I’m upgrading to a 240Hz OLED monitor next week and looking forward to seeing what shorter hold times feel like. Not playing any frame generation games anytime soon but hopefully I can get older games up near the monitor limit.

While we talk about games, just the smoothness of the os, moving windows, scrolling, mouse etc will feel so fluid. Enjoy it,
 
Other than MFG, will all the other stuff be available on older cards? I think so but there's too much information for me to sort through.

This is better pricing than I expected across the board. I'm especially surprised by the 5090. Was expecting at least $2500 for that monster.
 
Other than MFG, will all the other stuff be available on older cards? I think so but there's too much information for me to sort through.

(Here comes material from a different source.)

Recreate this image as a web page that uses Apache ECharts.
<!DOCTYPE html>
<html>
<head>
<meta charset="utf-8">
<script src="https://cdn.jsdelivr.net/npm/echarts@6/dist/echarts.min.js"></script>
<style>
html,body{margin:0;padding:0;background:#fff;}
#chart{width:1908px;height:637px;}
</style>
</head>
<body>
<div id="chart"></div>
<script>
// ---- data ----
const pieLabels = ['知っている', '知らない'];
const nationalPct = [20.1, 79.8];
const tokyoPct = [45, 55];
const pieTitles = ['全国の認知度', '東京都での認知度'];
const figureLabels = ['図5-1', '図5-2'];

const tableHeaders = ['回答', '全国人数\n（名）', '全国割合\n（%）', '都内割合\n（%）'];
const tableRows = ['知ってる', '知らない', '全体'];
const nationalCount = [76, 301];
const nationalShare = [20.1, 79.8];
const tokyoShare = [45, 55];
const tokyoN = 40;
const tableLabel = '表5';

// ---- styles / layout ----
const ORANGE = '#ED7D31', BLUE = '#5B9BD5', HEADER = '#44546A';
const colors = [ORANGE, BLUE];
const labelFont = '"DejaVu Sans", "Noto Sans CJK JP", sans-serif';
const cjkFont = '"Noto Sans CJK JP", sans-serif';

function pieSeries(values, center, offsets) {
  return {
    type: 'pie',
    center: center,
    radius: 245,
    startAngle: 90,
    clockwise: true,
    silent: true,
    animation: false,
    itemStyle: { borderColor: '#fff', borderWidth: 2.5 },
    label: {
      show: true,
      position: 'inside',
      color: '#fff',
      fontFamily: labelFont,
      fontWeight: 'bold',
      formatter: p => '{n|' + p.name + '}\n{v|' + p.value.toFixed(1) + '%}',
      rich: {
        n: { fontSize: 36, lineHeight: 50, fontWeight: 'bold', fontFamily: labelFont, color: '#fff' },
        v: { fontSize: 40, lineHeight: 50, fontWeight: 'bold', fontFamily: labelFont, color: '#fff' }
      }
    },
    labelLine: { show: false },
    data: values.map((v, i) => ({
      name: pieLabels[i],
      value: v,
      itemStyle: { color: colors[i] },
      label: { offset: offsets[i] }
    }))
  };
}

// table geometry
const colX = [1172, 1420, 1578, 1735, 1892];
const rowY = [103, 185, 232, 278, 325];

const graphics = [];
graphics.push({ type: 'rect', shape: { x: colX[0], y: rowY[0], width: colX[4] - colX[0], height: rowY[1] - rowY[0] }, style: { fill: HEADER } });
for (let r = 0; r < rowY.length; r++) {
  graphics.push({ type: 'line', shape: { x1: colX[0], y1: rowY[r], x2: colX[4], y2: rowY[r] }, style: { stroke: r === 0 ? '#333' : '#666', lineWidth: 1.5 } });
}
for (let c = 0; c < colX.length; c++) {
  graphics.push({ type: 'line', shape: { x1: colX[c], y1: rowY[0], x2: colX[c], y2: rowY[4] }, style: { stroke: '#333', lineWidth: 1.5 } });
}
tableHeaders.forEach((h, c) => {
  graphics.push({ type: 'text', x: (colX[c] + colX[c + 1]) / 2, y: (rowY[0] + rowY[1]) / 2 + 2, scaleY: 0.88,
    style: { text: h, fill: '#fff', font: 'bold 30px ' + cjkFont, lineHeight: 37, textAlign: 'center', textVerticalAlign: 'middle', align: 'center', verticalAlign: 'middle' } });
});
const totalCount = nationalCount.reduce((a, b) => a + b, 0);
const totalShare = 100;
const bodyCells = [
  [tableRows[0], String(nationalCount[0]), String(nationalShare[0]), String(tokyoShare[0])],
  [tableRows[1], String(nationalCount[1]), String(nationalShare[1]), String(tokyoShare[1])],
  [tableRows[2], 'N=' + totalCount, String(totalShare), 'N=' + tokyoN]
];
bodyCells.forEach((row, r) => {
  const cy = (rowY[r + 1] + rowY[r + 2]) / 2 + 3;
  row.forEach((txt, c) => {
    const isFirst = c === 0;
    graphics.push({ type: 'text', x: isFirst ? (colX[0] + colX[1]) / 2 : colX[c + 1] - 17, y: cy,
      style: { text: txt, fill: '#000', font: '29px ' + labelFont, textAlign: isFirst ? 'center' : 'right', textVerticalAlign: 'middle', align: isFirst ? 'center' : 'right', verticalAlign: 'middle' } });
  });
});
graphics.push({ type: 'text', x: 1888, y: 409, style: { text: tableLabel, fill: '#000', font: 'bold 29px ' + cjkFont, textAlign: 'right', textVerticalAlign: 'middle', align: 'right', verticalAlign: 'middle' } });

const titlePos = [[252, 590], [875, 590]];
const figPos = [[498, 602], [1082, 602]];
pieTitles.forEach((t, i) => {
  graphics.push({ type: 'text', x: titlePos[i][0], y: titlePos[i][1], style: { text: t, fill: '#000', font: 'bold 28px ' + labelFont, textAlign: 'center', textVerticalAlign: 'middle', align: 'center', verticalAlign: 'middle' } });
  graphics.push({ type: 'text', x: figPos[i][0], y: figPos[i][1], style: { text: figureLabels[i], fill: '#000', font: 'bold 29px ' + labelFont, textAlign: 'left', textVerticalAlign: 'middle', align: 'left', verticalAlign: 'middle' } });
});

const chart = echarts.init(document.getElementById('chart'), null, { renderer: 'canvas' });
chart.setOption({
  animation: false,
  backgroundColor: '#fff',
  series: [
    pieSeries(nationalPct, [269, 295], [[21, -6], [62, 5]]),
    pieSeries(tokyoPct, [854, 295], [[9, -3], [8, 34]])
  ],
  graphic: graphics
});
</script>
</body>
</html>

This is better pricing than I expected across the board. I'm especially surprised by the 5090. Was expecting at least $2500 for that monster.

Just watch the DF video. Everything relevant there.
 
Other than MFG, will all the other stuff be available on older cards? I think so but there's too much information for me to sort through.
In DLSS suite yes.

In their RTX Kit though I suspect not all tech will work on all cards. Things like RTX Hair (not a good name btw) seem to use new features of Blackwell RT cores (new sphere primitive type). Some other stuff is unclear if it will work well on previous gen h/w (neural shaders for example).